Proposal to Add Taxonomy for Water Tech and Water Source fields

Submitter:

  • Global Water Challenge

Proposal Supporters that have Shared Data:

  • Haiti Outreach – Brian Jensen
  • Global Environment & Technology Foundation – Brian Banks

Reason for Proposed Change:

  • The fields are currently open text, so a taxonomy would improve data quality. Initially, this taxonomy would be recommended. After a few years of its use and uptake, it could be required to further enhance the standard.
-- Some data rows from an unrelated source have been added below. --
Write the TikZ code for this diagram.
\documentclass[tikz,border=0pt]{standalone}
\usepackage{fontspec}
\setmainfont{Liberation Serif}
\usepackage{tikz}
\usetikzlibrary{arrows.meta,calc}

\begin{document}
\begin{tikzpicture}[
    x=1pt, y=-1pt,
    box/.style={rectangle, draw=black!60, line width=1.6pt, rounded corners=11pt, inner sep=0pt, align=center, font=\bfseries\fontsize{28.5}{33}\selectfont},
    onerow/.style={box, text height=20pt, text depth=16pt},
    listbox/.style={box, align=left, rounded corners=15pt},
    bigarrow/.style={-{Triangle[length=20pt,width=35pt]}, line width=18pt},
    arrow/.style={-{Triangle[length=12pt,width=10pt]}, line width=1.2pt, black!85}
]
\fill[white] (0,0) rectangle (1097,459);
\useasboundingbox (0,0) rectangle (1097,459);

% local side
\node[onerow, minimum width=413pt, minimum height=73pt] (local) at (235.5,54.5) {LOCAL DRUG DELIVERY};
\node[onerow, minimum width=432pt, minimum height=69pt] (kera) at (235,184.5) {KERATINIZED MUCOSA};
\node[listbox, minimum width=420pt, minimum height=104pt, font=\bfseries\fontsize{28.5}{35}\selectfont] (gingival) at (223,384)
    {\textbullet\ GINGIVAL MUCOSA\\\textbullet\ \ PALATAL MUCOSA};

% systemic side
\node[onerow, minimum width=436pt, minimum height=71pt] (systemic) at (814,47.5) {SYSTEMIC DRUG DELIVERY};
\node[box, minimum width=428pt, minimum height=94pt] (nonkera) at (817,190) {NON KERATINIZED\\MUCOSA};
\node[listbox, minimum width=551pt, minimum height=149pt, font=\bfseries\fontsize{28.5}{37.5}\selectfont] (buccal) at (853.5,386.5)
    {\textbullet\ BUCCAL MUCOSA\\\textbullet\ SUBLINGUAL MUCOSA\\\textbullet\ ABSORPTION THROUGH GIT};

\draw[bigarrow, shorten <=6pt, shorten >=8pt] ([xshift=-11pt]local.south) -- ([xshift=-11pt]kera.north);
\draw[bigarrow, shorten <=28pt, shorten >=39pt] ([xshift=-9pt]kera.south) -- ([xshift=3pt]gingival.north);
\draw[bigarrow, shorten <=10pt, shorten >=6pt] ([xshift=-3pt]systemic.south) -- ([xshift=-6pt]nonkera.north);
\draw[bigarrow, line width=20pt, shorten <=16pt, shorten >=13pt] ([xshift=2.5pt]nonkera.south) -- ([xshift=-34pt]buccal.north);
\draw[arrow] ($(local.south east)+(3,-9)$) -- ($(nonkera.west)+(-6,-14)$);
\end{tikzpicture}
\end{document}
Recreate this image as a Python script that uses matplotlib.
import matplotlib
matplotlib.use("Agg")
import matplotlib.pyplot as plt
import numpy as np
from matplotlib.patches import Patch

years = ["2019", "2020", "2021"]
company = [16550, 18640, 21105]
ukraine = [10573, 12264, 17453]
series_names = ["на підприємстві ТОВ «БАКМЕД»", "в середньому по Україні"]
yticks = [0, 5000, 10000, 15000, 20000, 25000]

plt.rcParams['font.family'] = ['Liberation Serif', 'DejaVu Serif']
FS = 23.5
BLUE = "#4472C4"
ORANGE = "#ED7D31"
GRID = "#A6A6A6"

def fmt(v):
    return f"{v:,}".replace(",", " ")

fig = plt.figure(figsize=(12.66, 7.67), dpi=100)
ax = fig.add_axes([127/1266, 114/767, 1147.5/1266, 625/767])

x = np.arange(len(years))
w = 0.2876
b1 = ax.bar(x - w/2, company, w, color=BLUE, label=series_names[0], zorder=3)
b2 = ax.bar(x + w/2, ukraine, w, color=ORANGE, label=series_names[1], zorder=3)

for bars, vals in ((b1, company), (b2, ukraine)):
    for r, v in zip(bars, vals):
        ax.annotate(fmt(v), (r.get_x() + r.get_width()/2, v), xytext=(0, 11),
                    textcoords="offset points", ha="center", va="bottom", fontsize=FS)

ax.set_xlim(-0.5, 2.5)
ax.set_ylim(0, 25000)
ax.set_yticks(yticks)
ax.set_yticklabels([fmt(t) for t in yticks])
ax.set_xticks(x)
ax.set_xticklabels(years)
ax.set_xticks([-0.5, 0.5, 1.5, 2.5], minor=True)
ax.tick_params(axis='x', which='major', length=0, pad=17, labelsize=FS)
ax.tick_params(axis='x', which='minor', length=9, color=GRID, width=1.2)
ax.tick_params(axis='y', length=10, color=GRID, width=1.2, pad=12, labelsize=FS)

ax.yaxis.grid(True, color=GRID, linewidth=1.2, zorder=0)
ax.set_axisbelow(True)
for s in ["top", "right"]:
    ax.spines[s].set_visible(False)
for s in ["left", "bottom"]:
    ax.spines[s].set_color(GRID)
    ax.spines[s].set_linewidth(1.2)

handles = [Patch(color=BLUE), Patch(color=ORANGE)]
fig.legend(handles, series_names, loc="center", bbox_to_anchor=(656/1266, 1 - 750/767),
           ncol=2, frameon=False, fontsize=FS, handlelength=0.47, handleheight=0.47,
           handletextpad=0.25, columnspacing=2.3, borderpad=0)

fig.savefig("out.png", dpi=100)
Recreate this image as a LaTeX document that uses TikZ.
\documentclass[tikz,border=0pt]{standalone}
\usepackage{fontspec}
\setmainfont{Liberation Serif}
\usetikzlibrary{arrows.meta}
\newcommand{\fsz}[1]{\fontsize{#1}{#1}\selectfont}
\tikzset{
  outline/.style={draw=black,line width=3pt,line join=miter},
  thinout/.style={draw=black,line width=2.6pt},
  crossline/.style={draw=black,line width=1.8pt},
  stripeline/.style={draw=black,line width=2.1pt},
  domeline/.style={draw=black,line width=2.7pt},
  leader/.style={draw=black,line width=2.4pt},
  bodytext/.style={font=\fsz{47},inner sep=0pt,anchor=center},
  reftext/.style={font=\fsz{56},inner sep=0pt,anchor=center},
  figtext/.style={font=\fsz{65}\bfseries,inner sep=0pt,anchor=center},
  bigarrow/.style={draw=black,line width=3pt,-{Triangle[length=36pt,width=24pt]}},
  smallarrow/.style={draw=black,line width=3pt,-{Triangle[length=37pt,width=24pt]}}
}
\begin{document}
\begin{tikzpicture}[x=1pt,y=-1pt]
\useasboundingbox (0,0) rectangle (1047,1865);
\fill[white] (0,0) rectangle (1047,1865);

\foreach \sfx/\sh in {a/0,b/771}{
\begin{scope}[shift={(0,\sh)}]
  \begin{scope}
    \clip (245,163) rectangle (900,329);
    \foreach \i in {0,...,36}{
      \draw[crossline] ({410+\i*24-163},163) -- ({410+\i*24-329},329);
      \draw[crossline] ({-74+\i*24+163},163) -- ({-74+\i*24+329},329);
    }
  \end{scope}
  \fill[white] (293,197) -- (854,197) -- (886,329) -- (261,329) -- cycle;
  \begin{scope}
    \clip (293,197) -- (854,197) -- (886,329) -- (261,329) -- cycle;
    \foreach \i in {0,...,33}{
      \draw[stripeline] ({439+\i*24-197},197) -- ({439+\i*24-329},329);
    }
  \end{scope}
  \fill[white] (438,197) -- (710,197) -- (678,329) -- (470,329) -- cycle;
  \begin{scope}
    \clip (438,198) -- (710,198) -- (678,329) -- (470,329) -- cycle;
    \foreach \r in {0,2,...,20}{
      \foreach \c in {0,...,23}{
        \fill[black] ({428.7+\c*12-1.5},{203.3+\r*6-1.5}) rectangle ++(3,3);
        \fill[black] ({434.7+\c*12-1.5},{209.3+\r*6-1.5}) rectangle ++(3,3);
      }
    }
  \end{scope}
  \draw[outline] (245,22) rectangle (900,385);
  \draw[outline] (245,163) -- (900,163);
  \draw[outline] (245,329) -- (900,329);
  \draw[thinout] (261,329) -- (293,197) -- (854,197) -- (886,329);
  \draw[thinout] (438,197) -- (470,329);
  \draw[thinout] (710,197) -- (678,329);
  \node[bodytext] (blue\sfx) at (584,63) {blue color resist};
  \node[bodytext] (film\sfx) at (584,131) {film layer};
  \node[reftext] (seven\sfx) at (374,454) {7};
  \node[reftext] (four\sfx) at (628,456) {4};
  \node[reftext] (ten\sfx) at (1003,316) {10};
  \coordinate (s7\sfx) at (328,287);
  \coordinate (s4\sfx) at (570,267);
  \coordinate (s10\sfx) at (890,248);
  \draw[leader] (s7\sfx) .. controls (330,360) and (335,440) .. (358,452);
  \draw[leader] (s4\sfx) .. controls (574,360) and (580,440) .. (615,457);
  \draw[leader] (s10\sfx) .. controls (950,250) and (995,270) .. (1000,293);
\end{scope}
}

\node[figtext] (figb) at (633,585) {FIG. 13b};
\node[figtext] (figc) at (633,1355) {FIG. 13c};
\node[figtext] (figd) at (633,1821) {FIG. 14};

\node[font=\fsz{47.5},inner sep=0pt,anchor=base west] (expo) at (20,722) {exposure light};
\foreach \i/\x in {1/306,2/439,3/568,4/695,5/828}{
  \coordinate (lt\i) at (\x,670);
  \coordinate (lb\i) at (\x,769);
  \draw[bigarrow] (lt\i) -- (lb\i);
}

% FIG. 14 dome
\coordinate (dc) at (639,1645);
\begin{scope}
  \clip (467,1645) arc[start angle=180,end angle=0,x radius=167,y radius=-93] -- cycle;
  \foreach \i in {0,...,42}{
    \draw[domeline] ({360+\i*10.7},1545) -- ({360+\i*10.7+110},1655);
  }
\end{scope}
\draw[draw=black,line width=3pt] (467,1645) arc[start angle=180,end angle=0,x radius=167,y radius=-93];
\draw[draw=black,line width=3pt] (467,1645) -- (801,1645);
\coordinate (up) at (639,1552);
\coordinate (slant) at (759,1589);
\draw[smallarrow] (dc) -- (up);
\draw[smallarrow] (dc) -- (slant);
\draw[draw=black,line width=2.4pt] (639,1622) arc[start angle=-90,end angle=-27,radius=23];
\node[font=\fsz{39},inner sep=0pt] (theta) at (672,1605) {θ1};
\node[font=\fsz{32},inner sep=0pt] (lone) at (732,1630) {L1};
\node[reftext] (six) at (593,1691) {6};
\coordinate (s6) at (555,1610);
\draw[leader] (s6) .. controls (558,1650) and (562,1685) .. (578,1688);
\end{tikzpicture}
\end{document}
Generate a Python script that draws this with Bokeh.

Proposed Change and Implementation Guidance:

  • Proposed Taxonomy Development
    • The recommended taxonomy has two categories, a broad category listed first (e.g. handpump or groundwater) followed by the specific technology name or water source (e.g. India Mark II or deep borehole).

#water_tech examples:

  • Powered Pumps – Solar Pump
  • Handpump – India Mark II

#water_source examples:

  • Surface water – Stream
  • Groundwater – Borehole

Evidence that the Data is Being Collected:

  • At least one of these fields is required for submission into WPDx so this data is always collected. In a recent analysis conducted by partners at Berkeley University using a fuzzy matching script, 82% of #water_tech data and 56% of #water_source values in WPDx would be mapped to taxonomies.

Impact on Data Usage:

  • Using a taxonomy for the #water_tech and #water_source fields will improve data quality as it will reduce the number of possible values that will be added for these two attributes. It will help reduce typos by recommending that data in these two fields are only from a well-defined set of values. Additionally, this taxonomy clarifies the distinction that WPDx makes between water technology and source. Currently, some WPDx datasets have a water source (e.g. river) in the water tech field so a taxonomy would reduce incidences of this. With a taxonomy for these fields, data can be analyzed more efficiently. For example, an analysis to compare technology types will be able to draw upon higher quality and accurate data.